Structuring a Simple Before/After Content System
You don't need a marketing team. You need a repeatable habit.
| Step | Who Does It | Time Required |
|---|---|---|
| Before photos on arrival | Lead tech | 3–5 min |
| During install shots | Any crew member | 5 min total |
| After photos before leaving | Lead tech | 5–10 min |
| Upload + caption to Google | Office or owner | 10 min same day |
| Monthly Nextdoor or Instagram post | Owner or VA | 20 min |
A caption formula that works: [Problem] → [What you did] → [Result]. Example: "This Tempe backyard was losing plants every July despite daily watering—turns out the emitters were undersized for the root zones. We redesigned the layout, added pressure-compensating emitters, and reset the controller for monsoon season adjustments. Plants bounced back within a week." No fake stats, no fluff—just a story a homeowner can see themselves in.
Legal and Practical Considerations
A few quick guardrails before you start posting:
- Get written permission. A simple text or email from the homeowner is enough. Some HOA-governed communities in Tempe have rules about photographing common areas—confirm before you shoot any shared landscaping.
- Don't show permit issues.
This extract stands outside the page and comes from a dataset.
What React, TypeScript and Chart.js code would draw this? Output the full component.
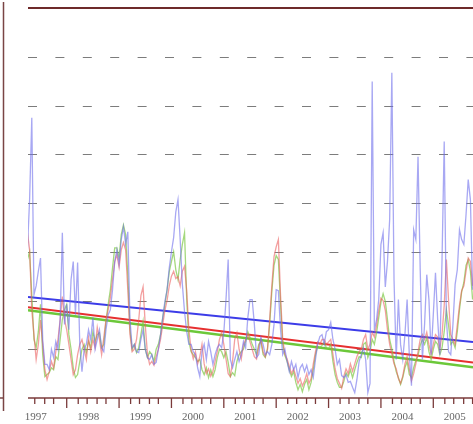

If a previous installer did something non-compliant, document it for your records but don't post it publicly in a way that embarrasses the property owner.
- ROC licensing visibility. Arizona requires irrigation contractors to hold the appropriate ROC license. Mentioning your license number in captions or showing your credential placard in a photo builds trust and is completely accurate—as long as your license is current.
- TPT considerations. If your before/after marketing drives commercial property inquiries, remember that Arizona TPT tax treatment of labor vs. materials can vary by job type. Keep that in mind when quoting based on photo-driven inbound leads.
Standing Out in a Competitive Tempe Market
Tempe's mix of ASU-adjacent rentals, established residential neighborhoods, and commercial corridors means you're competing for several different customer types at once. Landlords want low-maintenance proof. HOA boards want clean installs that pass inspection. Individual homeowners want someone who understands desert plants and knows that a monsoon in August can undo a bad drainage design overnight.
Before/after photos let you speak to all three without changing your pitch—you just show relevant project types to the right audience. If you haven't listed your business yet, adding your company to Tempe's local directory gives you a permanent home for that visual portfolio where high-intent local searchers are already looking.
The contractors winning more bids in Tempe right now aren't necessarily the cheapest or the most experienced—they're the ones who show their work. Your phone camera is already in your pocket. Start using it like the sales tool it is, build a consistent photo habit across your crew, and let the work speak before you even answer the phone.